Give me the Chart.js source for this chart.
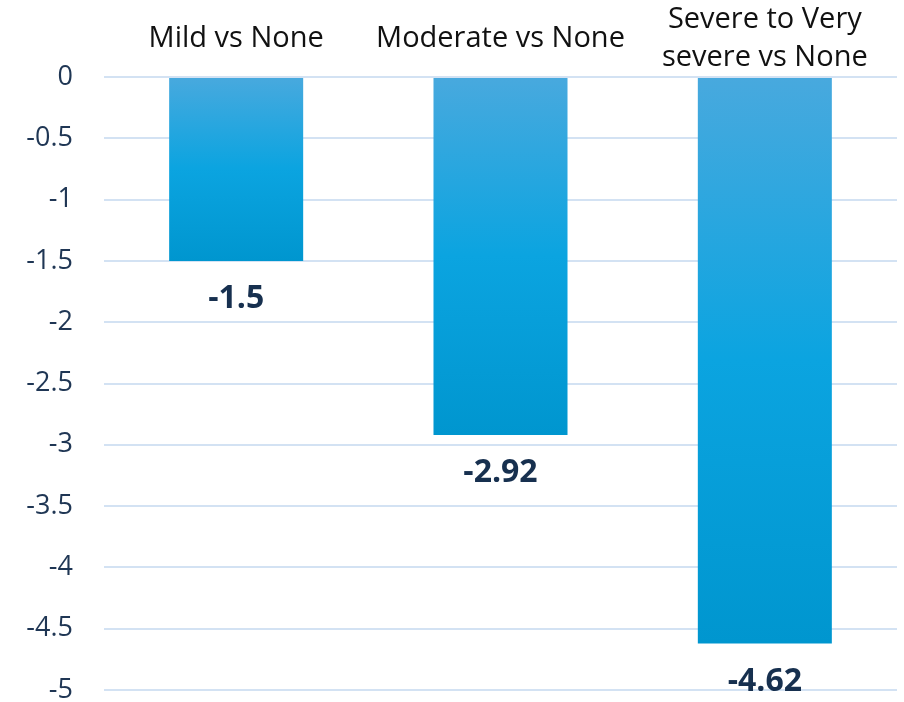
<!DOCTYPE html>
<html>
<head>
<meta charset="utf-8">
<script src="https://cdn.jsdelivr.net/npm/chart.js@4"></script>
<style>
  html, body { margin: 0; padding: 0; background: #fff; }
  #wrap { width: 904px; height: 702px; }
</style>
</head>
<body>
<div id="wrap"><canvas id="chart"></canvas></div>
<script>
const categories = ['Mild vs None', 'Moderate vs None', ['Severe to Very', 'severe vs None']];
const values = [-1.5, -2.92, -4.62];
const valueLabels = ['-1.5', '-2.92', '-4.62'];

// gradient per bar, from its top (0) down to its own end
function barGradient(context) {
  const chart = context.chart;
  const y = chart.scales.y;
  if (!chart.chartArea || !y) return '#0ea5e0';
  const top = y.getPixelForValue(0);
  const bottom = y.getPixelForValue(context.raw);
  const g = chart.ctx.createLinearGradient(0, top, 0, bottom);
  g.addColorStop(0, '#48a9de');
  g.addColorStop(0.5, '#0ba4e0');
  g.addColorStop(1, '#0096cf');
  return g;
}

// value labels under each bar + category names centred above the plot
const labelPlugin = {
  id: 'labels',
  afterDatasetsDraw(chart) {
    const ctx = chart.ctx;
    const meta = chart.getDatasetMeta(0);
    const x = chart.scales.x;
    ctx.save();
    ctx.textAlign = 'center';
    ctx.textBaseline = 'middle';

    ctx.font = 'bold 32px "Open Sans"';
    ctx.fillStyle = '#17304f';
    meta.data.forEach((bar, i) => {
      ctx.fillText(valueLabels[i], bar.x, bar.y + 38);
    });

    ctx.font = '29px "Open Sans"';
    ctx.fillStyle = '#111';
    const lineH = 38;
    const mid = x.top + x.height / 2;
    categories.forEach((cat, i) => {
      const lines = Array.isArray(cat) ? cat : [cat];
      const px = x.getPixelForValue(i);
      const start = mid - (lines.length - 1) * lineH / 2;
      lines.forEach((t, j) => ctx.fillText(t, px, start + j * lineH));
    });
    ctx.restore();
  }
};

new Chart(document.getElementById('chart'), {
  type: 'bar',
  data: {
    labels: categories,
    datasets: [{
      data: values,
      backgroundColor: barGradient,
      borderWidth: 0,
      categoryPercentage: 1,
      barPercentage: 0.507
    }]
  },
  options: {
    responsive: true,
    maintainAspectRatio: false,
    animation: false,
    layout: { padding: { left: 0, right: 7, top: 0, bottom: 12 } },
    plugins: {
      legend: { display: false },
      tooltip: { enabled: false }
    },
    scales: {
      x: {
        position: 'top',
        grid: { display: false, drawTicks: false },
        border: { display: false },
        ticks: { display: false },
        afterFit(axis) {
          axis.height = 77;
          axis.paddingLeft = 0;
          axis.paddingRight = 0;
        }
      },
      y: {
        min: -5,
        max: 0,
        grid: { color: '#d3e2f3', lineWidth: 2, drawTicks: false },
        border: { display: false },
        ticks: {
          stepSize: 0.5,
          color: '#1f3654',
          font: { family: '"Open Sans"', size: 27 },
          padding: 31,
          callback: v => String(v)
        },
        afterFit(axis) {
          axis.width = 104;
          axis.paddingTop = 0;
          axis.paddingBottom = 0;
        }
      }
    }
  },
  plugins: [labelPlugin]
});
</script>
</body>
</html>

◆ ◆ ◆ ◆ ◆ ◆ ◆

→ **Exercise**
Quote every line word for word and keep the images out of the copy.

→ **Solution to this problem**
Give me the Chart.js source for this chart.
<!DOCTYPE html>
<html>
<head>
<meta charset="utf-8">
<script src="https://cdn.jsdelivr.net/npm/chart.js@4"></script>
<style>
  html, body { margin: 0; padding: 0; background: #fff; }
  #wrap { width: 904px; height: 702px; }
</style>
</head>
<body>
<div id="wrap"><canvas id="chart"></canvas></div>
<script>
const categories = ['Mild vs None', 'Moderate vs None', ['Severe to Very', 'severe vs None']];
const values = [-1.5, -2.92, -4.62];
const valueLabels = ['-1.5', '-2.92', '-4.62'];

// gradient per bar, from its top (0) down to its own end
function barGradient(context) {
  const chart = context.chart;
  const y = chart.scales.y;
  if (!chart.chartArea || !y) return '#0ea5e0';
  const top = y.getPixelForValue(0);
  const bottom = y.getPixelForValue(context.raw);
  const g = chart.ctx.createLinearGradient(0, top, 0, bottom);
  g.addColorStop(0, '#48a9de');
  g.addColorStop(0.5, '#0ba4e0');
  g.addColorStop(1, '#0096cf');
  return g;
}

// value labels under each bar + category names centred above the plot
const labelPlugin = {
  id: 'labels',
  afterDatasetsDraw(chart) {
    const ctx = chart.ctx;
    const meta = chart.getDatasetMeta(0);
    const x = chart.scales.x;
    ctx.save();
    ctx.textAlign = 'center';
    ctx.textBaseline = 'middle';

    ctx.font = 'bold 32px "Open Sans"';
    ctx.fillStyle = '#17304f';
    meta.data.forEach((bar, i) => {
      ctx.fillText(valueLabels[i], bar.x, bar.y + 38);
    });

    ctx.font = '29px "Open Sans"';
    ctx.fillStyle = '#111';
    const lineH = 38;
    const mid = x.top + x.height / 2;
    categories.forEach((cat, i) => {
      const lines = Array.isArray(cat) ? cat : [cat];
      const px = x.getPixelForValue(i);
      const start = mid - (lines.length - 1) * lineH / 2;
      lines.forEach((t, j) => ctx.fillText(t, px, start + j * lineH));
    });
    ctx.restore();
  }
};

new Chart(document.getElementById('chart'), {
  type: 'bar',
  data: {
    labels: categories,
    datasets: [{
      data: values,
      backgroundColor: barGradient,
      borderWidth: 0,
      categoryPercentage: 1,
      barPercentage: 0.507
    }]
  },
  options: {
    responsive: true,
    maintainAspectRatio: false,
    animation: false,
    layout: { padding: { left: 0, right: 7, top: 0, bottom: 12 } },
    plugins: {
      legend: { display: false },
      tooltip: { enabled: false }
    },
    scales: {
      x: {
        position: 'top',
        grid: { display: false, drawTicks: false },
        border: { display: false },
        ticks: { display: false },
        afterFit(axis) {
          axis.height = 77;
          axis.paddingLeft = 0;
          axis.paddingRight = 0;
        }
      },
      y: {
        min: -5,
        max: 0,
        grid: { color: '#d3e2f3', lineWidth: 2, drawTicks: false },
        border: { display: false },
        ticks: {
          stepSize: 0.5,
          color: '#1f3654',
          font: { family: '"Open Sans"', size: 27 },
          padding: 31,
          callback: v => String(v)
        },
        afterFit(axis) {
          axis.width = 104;
          axis.paddingTop = 0;
          axis.paddingBottom = 0;
        }
      }
    }
  },
  plugins: [labelPlugin]
});
</script>
</body>
</html>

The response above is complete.